** begin **

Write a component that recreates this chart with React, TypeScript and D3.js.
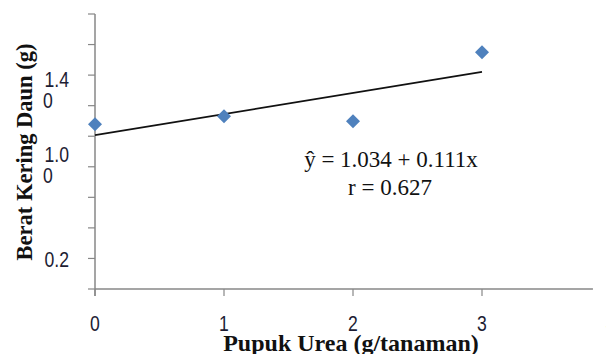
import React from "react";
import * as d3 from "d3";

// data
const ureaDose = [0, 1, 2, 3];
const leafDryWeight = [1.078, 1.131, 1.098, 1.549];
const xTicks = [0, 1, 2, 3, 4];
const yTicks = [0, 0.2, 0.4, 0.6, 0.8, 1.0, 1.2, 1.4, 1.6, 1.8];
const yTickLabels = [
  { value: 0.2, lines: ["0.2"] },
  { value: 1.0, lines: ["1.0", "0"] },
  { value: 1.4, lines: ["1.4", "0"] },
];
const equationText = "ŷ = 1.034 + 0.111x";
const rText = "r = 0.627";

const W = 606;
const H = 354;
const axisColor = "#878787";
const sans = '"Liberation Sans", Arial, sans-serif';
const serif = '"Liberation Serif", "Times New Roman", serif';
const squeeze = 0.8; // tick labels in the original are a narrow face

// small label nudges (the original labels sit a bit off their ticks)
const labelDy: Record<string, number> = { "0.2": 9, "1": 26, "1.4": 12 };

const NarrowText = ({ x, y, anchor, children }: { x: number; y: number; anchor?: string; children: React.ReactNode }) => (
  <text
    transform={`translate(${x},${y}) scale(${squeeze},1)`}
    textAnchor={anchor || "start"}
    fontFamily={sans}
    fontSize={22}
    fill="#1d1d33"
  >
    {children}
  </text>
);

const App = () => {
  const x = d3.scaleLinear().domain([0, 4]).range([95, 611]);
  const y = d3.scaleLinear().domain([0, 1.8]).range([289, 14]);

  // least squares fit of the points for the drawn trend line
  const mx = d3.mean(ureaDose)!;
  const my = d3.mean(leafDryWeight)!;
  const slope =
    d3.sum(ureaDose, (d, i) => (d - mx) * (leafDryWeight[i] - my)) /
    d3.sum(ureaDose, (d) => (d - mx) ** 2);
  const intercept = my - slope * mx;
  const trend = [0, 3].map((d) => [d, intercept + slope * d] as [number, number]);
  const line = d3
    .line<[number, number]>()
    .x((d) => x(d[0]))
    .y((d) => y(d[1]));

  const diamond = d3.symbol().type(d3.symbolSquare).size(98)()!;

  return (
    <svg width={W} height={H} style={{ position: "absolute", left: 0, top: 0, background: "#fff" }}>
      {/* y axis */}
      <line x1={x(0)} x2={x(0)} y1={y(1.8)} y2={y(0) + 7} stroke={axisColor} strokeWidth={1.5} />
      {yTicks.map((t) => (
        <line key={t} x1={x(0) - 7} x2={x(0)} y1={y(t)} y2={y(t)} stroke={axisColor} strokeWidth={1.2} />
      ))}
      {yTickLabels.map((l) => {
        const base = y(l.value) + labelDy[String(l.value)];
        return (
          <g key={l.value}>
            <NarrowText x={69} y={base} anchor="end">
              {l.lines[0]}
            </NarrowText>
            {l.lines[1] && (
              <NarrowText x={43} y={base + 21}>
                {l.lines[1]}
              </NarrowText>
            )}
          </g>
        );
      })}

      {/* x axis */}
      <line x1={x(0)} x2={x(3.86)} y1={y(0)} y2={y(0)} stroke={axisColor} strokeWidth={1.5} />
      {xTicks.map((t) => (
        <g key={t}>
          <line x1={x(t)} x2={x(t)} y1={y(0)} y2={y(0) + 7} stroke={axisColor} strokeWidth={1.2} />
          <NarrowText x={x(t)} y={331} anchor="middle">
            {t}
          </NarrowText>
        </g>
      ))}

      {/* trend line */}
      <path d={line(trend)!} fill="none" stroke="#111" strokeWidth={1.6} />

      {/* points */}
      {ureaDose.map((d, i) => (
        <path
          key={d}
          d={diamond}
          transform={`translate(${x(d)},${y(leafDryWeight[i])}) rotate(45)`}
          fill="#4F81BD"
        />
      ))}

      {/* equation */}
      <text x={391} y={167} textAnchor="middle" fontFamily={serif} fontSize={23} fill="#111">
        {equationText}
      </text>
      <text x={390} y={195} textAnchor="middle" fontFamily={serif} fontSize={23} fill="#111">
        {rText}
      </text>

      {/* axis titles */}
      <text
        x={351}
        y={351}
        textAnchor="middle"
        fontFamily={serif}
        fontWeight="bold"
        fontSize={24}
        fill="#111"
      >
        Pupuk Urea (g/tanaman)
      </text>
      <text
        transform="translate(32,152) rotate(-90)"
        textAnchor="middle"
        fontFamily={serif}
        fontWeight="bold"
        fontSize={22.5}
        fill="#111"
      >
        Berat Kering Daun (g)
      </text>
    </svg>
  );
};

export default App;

** end **

### PROBLEM REQUIREMENTS
Copy out all lines from the material above that contain the string "React".

### RESULT FOR THIS EXERCISE
Write a component that recreates this chart with React, TypeScript and D3.js.
import React from "react";
const NarrowText = ({ x, y, anchor, children }: { x: number; y: number; anchor?: string; children: React.ReactNode }) => (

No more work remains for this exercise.